Collected data entries
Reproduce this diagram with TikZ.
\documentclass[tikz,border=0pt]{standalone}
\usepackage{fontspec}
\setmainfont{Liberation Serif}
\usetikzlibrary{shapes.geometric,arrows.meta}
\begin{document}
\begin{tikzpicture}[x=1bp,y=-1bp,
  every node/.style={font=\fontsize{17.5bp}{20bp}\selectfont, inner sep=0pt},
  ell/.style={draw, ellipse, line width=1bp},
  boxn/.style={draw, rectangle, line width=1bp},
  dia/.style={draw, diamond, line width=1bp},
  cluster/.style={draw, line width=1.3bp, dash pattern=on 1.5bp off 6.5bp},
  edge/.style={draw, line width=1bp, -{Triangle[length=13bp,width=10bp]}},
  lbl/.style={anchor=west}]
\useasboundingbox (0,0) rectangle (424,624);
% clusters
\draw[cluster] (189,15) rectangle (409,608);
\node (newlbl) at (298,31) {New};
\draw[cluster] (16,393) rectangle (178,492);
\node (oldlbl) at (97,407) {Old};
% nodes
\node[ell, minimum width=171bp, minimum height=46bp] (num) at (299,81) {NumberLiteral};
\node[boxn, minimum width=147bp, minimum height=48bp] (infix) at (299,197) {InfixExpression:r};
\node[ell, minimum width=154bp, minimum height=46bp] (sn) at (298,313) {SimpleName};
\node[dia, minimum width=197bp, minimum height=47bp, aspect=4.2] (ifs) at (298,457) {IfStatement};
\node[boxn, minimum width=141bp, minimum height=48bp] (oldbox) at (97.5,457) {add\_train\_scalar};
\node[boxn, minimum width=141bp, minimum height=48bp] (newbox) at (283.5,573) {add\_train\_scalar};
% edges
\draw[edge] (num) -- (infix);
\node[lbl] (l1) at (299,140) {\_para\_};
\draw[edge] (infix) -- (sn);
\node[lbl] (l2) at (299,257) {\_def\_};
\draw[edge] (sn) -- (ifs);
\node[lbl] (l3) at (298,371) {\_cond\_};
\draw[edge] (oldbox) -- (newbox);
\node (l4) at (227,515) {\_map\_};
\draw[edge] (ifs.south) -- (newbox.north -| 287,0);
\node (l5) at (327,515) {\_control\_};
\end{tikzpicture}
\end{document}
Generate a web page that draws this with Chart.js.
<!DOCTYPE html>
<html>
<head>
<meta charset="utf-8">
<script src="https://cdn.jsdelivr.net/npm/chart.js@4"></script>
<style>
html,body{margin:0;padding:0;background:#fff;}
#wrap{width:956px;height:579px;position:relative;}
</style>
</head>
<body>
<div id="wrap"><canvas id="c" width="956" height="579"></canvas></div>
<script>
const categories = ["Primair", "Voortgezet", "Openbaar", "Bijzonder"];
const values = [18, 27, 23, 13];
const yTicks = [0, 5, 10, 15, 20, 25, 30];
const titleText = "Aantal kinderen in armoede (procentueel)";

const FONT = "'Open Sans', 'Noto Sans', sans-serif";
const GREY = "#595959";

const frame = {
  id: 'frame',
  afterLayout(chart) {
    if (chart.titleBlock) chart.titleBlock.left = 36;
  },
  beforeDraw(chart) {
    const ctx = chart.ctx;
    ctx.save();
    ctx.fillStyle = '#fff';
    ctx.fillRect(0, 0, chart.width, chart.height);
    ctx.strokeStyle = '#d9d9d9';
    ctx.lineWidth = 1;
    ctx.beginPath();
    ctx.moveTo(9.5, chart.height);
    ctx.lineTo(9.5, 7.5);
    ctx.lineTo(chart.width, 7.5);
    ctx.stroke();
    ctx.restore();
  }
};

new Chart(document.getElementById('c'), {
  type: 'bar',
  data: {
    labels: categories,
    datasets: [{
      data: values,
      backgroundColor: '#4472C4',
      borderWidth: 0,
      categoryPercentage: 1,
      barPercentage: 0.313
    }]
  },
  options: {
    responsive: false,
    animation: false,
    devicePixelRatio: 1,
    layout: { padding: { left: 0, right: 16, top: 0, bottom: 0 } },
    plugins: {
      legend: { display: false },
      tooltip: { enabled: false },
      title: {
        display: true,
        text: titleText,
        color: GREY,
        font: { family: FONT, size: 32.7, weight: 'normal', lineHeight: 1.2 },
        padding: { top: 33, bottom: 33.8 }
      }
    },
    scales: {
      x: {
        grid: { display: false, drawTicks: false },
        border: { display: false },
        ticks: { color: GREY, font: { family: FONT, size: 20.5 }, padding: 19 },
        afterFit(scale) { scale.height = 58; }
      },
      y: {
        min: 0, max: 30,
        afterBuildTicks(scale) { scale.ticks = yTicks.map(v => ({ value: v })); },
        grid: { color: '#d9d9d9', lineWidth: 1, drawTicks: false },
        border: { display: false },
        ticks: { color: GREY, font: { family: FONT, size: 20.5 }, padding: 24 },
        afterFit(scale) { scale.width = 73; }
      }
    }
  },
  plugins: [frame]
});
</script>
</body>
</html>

## Given request
Within the listing above, find every line containing the string "this" and return it.

## Exercise solution
Reproduce this diagram with TikZ.
Generate a web page that draws this with Chart.js.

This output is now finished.